Here are the steps that you should follow to get into iPhone development using iPhoneSDK.
1. Get a Mac!
Can't I use Windows (or Linux)? Of course not! All official iPhone development tools are developed by Apple and they are Mac-only!
Well, this is costly! but you have several choices here. If you have the money, you could go for an iMac. That's apple's desktop class computer and it's sooooo pretty! Next choice would be a MacBook Pro or a lower end white MacBook. If you have a spare monitor and keyboard/mouse, you can go for a MacMini (it's kind of cheap) and plug your own monitor and keyboard to it.
If you really need it, for the initial stage of experimenting, you can try out hacked versions of MaxOS X on your PC. But these have lot of glitches in them and it's hard to get them working. More info at http://www.osx86project.org/.
MacOS X version requirement
iPhoneSDK have a minimum requirement of a certain version of MacOS X to be installed. The latest SDK version (3.1.2) requires MacOS X 10.5.8 to work. The requirement tend to elevate with most updates to the iPhoneSDK. So make sure you have necessary software updates installed on the OS.
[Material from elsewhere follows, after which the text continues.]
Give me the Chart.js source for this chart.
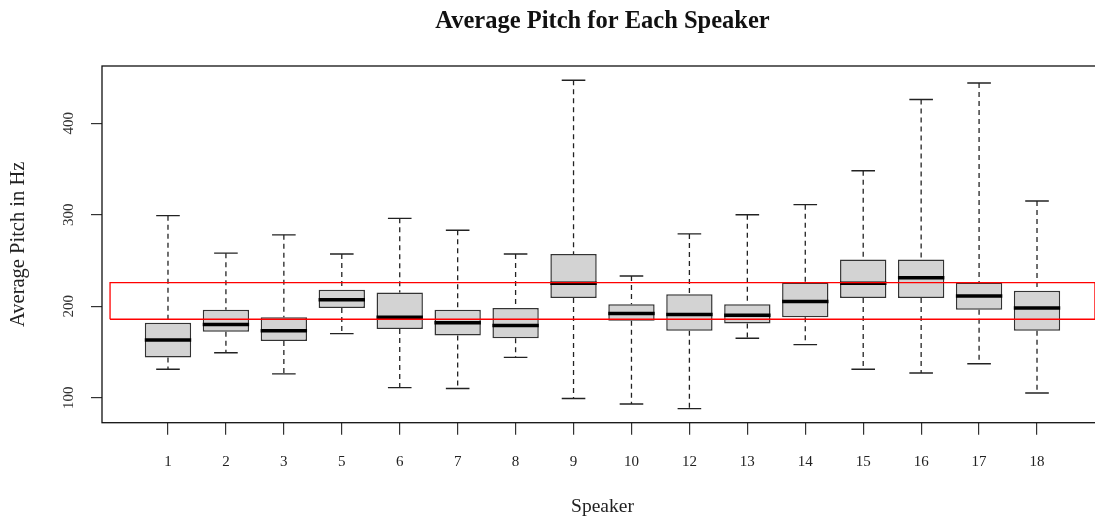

iPhoneSDK has more or less the same development tools, libraries and programming paradigms that MacOS X uses. The reason for this is that, iPhoneOS is just MacOS X with a different UI running on different hardware. In fact, apple has built iPhoneOS with the same source files of MacOS X Leopard kernel and most of the system services and libraries. So it has the same power and the architecture of the desktop class MacOS X. If you are a Mac developer (which I'm not), you'll find iPhoneSDK surprisingly similar to the development tools you've been using up to now. The only major deviation that the iPhoneOS has from MacOS X, is the UI, which is a complete rethought from top to bottom.
XCode is the IDE you'll be using. Although you are not required to use XCode, it has really nice and elegant features making it the standard choice of Mac and iPhone developers (much like Microsoft Visual Studio). XCode and other supporting development tools are freely available on the iPhone developer connection website.
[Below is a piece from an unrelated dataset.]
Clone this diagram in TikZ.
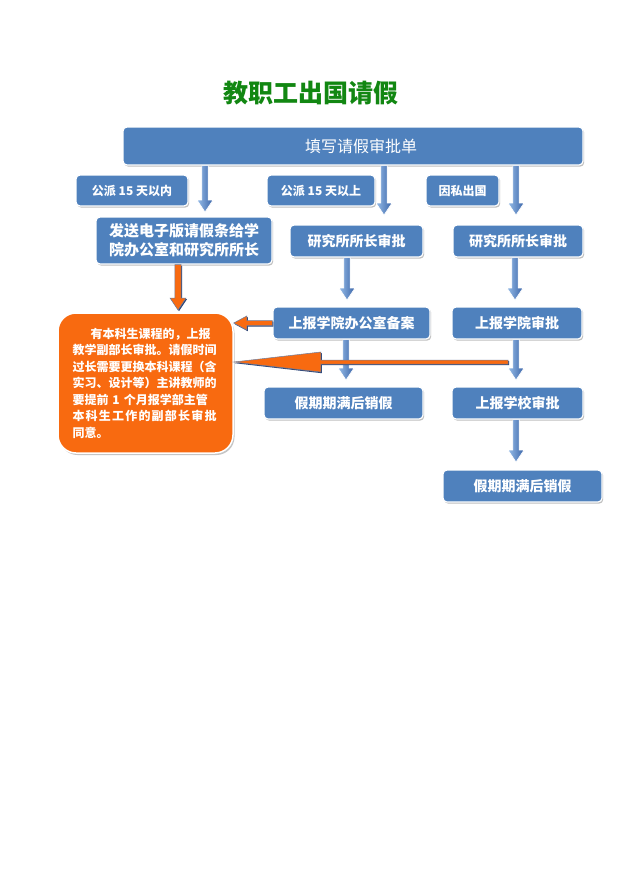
\documentclass[tikz,border=0pt]{standalone}
\usepackage{fontspec}
\setmainfont{Noto Sans CJK SC}
\usetikzlibrary{shadows,calc}
\definecolor{boxblue}{RGB}{79,129,189}
\definecolor{arrlight}{RGB}{150,188,232}
\definecolor{arrdark}{RGB}{58,100,168}
\definecolor{orng}{RGB}{248,106,16}
\definecolor{ttlgreen}{RGB}{18,135,18}
\definecolor{shdblue}{RGB}{45,70,120}
\newcommand\dnarrow[3]{%
  \path[#1] let \p1=(#2), \p2=(#3) in
  (\x1-3.2pt,\y1) -- (\x1+3.2pt,\y1) -- (\x1+3.2pt,\y2+12pt) -- (\x1+8pt,\y2+12pt) --
  (\x1,\y2) -- (\x1-8pt,\y2+12pt) -- (\x1-3.2pt,\y2+12pt) -- cycle;}
\newcommand\lfarrow[6]{%
  \path[#1] let \p1=(#2), \p2=(#3) in
  (\x1,\y1+#4) -- (\x2+#5,\y1+#4) -- (\x2+#5,\y1+#6) -- (\x2,\y2) --
  (\x2+#5,\y1-#6) -- (\x2+#5,\y1-#4) -- (\x1,\y1-#4) -- cycle;}
\begin{document}
\begin{tikzpicture}[x=1pt,y=-1pt,
  box/.style={rectangle, rounded corners=4pt, fill=boxblue, draw=white, line width=1.2pt,
    text=white, font=\bfseries\fontsize{14}{17}\selectfont, inner sep=0pt, align=center,
    drop shadow={shadow xshift=1.2pt, shadow yshift=-1.6pt, fill=black!45, opacity=.55}},
  lbl/.style={box, font=\bfseries\fontsize{12}{14}\selectfont, minimum height=31pt},
  bluearr/.style={left color=arrlight, right color=arrdark, draw=white, line width=0.6pt},
  orarr/.style={fill=orng, draw=shdblue!70, line width=0.5pt},
  orshadow/.style={fill=shdblue}]
\fill[white] (0,0) rectangle (622,883);
\useasboundingbox (0,0) rectangle (622,883);

\node[font=\bfseries\fontsize{25}{28}\selectfont, text=ttlgreen] (title) at (311,93) {教职工出国请假};

\node[box, font=\fontsize{16}{19}\selectfont, minimum width=460pt, minimum height=38pt] (top) at (353,146) {\hspace*{16pt}填写请假审批单};

\node[lbl, minimum width=112pt] (l1) at (132,190.5) {公派 15 天以内};
\node[lbl, minimum width=108pt] (l2) at (321,190.5) {公派 15 天以上};
\node[lbl, minimum width=73pt] (l3) at (462.5,190.5) {因私出国};

\node[box, font=\bfseries\fontsize{15}{19}\selectfont, minimum width=176pt, minimum height=47pt] (send) at (184,240.5) {发送电子版请假条给学\\院办公室和研究所所长};
\node[box, minimum width=133pt, minimum height=32pt] (dir1) at (356.5,241) {研究所所长审批};
\node[box, minimum width=130pt, minimum height=32pt] (dir2) at (518,241) {研究所所长审批};

\node[box, minimum width=157pt, minimum height=32pt] (office) at (351.5,323) {上报学院办公室备案};
\node[box, minimum width=130pt, minimum height=32pt] (college) at (517,323) {上报学院审批};

\node[box, minimum width=159pt, minimum height=32pt] (end1) at (343.5,403) {假期期满后销假};
\node[box, minimum width=131pt, minimum height=32pt] (school) at (517.5,403) {上报学校审批};
\node[box, minimum width=159pt, minimum height=32pt] (end2) at (522.5,486) {假期期满后销假};

\node[rectangle, rounded corners=18pt, fill=orng, draw=white, line width=1.5pt,
  minimum width=175pt, minimum height=140pt, text width=146pt, align=left,
  inner sep=0pt, text=white, font=\bfseries\fontsize{12}{16.5}\selectfont,
  drop shadow={shadow xshift=1.5pt, shadow yshift=-2pt, fill=black!45, opacity=.5}] (note) at (145.5,383)
  {\hspace*{1.5em}有本科生课程的，上报\\
   教学副部长审批。请假时间\\
   过长需要更换本科课程（含\\
   实习、设计等）主讲教师的\\
   要提前 1 个月报学部主管\\
   \makebox[144pt][s]{本\hfil 科\hfil 生\hfil 工\hfil 作\hfil 的\hfil 副\hfil 部\hfil 长\hfil 审\hfil 批}\\
   同意。};

% arrow end points
\coordinate (a1s) at (top.south -| 205,0);
\coordinate (a1e) at (205,212);
\coordinate (a2s) at (top.south -| 384,0);
\coordinate (a2e) at (384,215);
\coordinate (a3s) at (top.south -| 516,0);
\coordinate (a3e) at (516,215);
\coordinate (a4s) at (dir1.south -| 347,0);
\coordinate (a4e) at (347,300);
\coordinate (a5s) at (dir2.south -| 515,0);
\coordinate (a5e) at (515,300);
\coordinate (a6s) at (office.south -| 346,0);
\coordinate (a6e) at (346,380);
\coordinate (a7s) at (college.south -| 516,0);
\coordinate (a7e) at (516,380);
\coordinate (a8s) at (school.south -| 516,0);
\coordinate (a8e) at (516,462);
\coordinate (o1s) at (send.south -| 178,0);
\coordinate (o1e) at (178,310);
\coordinate (o2s) at (office.west);
\coordinate (o2e) at (note.east |- office.west);
\coordinate (o3s) at (508,362);
\coordinate (o3e) at (note.east |- 0,362);

\dnarrow{bluearr}{a1s}{a1e}
\dnarrow{bluearr}{a2s}{a2e}
\dnarrow{bluearr}{a3s}{a3e}
\dnarrow{bluearr}{a4s}{a4e}
\dnarrow{bluearr}{a5s}{a5e}
\dnarrow{bluearr}{a6s}{a6e}
\dnarrow{bluearr}{a7s}{a7e}
\dnarrow{bluearr}{a8s}{a8e}

\begin{scope}[transform canvas={shift={(1pt,-1.2pt)}}]
  \dnarrow{orshadow}{o1s}{o1e}
  \lfarrow{orshadow}{o2s}{o2e}{2.5pt}{13pt}{7pt}
  \lfarrow{orshadow}{o3s}{o3e}{2pt}{87pt}{10pt}
\end{scope}
\dnarrow{orarr}{o1s}{o1e}
\lfarrow{orarr}{o2s}{o2e}{2.5pt}{13pt}{7pt}
\lfarrow{orarr}{o3s}{o3e}{2pt}{87pt}{10pt}
\end{tikzpicture}
\end{document}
In iPhoneSDK, You'll have to write code primarily in Objective-C. It is essentially a super set of C, meaning you can code in pure C if you want. You can think of Objective-C as an extension library to C. All it does is providing an object-oriented like syntax to access underlying C entities. The syntax may appear weird at first since it's significantly different from the "dot" notation we are used to in C-style languages. But within 10 minutes or so, you can get the hang of it.
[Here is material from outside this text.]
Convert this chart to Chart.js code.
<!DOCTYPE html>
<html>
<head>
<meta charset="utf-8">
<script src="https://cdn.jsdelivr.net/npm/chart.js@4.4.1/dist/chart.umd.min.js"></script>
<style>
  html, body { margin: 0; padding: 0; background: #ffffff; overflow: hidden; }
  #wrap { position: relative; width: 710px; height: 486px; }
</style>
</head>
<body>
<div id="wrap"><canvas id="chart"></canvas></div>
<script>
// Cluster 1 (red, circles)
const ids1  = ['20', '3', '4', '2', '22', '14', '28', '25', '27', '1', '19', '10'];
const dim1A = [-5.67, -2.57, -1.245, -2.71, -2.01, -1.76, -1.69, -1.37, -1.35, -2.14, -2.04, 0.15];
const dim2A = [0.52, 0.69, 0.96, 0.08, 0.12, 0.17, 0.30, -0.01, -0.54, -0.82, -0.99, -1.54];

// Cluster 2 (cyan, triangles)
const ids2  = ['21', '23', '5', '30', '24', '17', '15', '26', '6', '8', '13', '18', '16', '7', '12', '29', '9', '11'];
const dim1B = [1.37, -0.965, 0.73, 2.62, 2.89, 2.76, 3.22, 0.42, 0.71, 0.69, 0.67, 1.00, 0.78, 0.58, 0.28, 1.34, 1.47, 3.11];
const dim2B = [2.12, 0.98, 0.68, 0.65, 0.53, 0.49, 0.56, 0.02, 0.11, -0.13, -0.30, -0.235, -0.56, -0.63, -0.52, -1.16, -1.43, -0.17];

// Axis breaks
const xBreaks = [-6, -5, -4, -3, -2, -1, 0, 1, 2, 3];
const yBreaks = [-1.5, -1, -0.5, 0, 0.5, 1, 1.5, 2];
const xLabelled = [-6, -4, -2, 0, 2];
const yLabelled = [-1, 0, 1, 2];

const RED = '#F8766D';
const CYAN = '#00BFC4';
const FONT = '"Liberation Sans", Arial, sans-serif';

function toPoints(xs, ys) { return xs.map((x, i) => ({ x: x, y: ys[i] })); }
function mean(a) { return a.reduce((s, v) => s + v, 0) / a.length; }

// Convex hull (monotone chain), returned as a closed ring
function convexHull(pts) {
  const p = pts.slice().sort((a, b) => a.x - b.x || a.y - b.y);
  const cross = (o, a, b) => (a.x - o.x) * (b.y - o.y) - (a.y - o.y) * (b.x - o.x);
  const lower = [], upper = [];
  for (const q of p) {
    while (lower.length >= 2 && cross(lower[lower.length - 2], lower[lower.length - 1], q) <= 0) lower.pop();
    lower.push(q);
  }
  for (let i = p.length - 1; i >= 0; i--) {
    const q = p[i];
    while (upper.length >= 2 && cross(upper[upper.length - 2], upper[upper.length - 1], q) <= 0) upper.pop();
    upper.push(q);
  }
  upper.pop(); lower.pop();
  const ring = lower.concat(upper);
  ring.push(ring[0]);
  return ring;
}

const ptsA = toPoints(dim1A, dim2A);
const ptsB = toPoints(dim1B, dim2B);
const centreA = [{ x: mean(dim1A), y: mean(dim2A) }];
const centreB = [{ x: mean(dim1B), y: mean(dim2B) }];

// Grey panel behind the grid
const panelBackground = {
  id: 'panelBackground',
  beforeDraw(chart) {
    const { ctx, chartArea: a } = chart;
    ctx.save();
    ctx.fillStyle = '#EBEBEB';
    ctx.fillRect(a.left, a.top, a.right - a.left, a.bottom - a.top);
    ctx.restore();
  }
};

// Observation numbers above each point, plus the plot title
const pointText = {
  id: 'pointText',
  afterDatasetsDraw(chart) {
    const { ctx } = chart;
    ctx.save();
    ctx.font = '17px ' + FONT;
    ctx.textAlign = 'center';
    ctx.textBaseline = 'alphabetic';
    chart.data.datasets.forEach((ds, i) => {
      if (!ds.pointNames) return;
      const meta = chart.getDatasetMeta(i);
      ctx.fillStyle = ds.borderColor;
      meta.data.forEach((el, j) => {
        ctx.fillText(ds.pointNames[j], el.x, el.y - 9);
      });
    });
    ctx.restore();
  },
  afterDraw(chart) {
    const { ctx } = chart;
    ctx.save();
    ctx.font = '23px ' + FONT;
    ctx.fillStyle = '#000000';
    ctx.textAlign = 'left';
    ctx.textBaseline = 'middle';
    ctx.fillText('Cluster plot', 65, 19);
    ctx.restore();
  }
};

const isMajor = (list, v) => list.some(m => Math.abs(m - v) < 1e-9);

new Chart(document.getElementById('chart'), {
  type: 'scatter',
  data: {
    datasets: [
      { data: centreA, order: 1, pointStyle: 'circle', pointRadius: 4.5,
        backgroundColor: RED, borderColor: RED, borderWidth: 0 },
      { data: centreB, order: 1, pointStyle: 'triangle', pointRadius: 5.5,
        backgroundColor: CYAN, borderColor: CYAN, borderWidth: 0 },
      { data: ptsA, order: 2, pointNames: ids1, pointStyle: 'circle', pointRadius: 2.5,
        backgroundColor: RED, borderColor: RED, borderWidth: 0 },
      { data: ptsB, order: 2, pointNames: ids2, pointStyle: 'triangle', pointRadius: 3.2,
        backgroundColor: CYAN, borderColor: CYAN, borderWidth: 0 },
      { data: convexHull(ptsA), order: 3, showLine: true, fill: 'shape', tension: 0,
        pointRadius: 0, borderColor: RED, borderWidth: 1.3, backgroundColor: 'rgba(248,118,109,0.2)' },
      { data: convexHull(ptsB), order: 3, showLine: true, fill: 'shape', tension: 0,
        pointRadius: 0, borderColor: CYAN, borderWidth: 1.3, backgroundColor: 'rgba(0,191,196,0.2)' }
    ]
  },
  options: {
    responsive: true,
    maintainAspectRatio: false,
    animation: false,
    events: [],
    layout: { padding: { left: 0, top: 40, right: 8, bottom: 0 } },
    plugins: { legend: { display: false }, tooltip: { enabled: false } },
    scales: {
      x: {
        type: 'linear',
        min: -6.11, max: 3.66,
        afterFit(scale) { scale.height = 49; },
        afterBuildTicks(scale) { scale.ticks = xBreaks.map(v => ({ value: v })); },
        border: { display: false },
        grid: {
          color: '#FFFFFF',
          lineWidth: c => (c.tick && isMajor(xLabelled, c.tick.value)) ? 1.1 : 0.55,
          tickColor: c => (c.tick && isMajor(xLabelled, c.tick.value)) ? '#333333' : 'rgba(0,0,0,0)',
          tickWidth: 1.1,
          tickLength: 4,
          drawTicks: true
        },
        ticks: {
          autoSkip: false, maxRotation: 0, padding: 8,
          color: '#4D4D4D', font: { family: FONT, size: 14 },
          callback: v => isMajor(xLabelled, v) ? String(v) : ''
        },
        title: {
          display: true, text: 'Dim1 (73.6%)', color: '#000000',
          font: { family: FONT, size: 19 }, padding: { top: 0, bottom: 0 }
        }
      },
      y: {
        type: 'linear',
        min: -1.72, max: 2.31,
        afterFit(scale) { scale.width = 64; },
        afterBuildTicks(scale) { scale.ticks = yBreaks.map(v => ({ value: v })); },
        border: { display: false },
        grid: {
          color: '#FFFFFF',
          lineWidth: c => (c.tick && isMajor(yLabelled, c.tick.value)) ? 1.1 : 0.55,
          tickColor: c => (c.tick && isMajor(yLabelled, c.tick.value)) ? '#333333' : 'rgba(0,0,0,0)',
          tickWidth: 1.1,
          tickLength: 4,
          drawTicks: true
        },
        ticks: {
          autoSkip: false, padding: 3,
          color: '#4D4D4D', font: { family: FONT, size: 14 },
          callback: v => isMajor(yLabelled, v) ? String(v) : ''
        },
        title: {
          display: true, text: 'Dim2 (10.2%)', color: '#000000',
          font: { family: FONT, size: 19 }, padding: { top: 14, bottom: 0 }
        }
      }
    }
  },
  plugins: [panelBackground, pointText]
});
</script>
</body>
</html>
Since we are talking about native application development here, there are no fancy runtimes available for you. Actually, Objective-C itself has a runtime to do stuff like wrapping/unwrapping Objective-C classes from and to their equivalent C data structures. But it's not as powerful as .Net CLR or Java virtual machine. In my opinion, iPhoneSDK development stands between Win32 native development and .Net development. You don't have to go into so deep as native Windows programming, but you don't also have a large runtime feature set like .Net. For example, Objective-C runtime, doesn't have a garbage collector so you have to release resources manually when you finish using them. Somewhat similar to free() in C but not exactly the same. You'll understand these fine differenciations when you read the subject matter.
For more info on everything regarding iPhone SDK and AppStore, register on iPhone Developer Connection.
3. Testing the apps
iPhoneSDK comes with a nice iPhone simulator that you can use to test your applications. Obviously this doesn't have all the features of a real iPhone but you can emulate most of the functionality here. One thing to keep in mind is that DO NOT test application performance in the emulator. Since the emulator runs using your desktop CPU and hardware, applications run significantly faster on it. But it should be enough for most day-to-day business class applications.
If you do need to test your application on a real device however, you might want to consider buying an iPhone or an iPodTouch (iPodTouch lacks some hardware features the iPhone has). In addition to that, you need to register on the iPhone Developer Program ($99/year) in order to acquire a developer certificate. You need that certificate to test your applications on a real iPhone.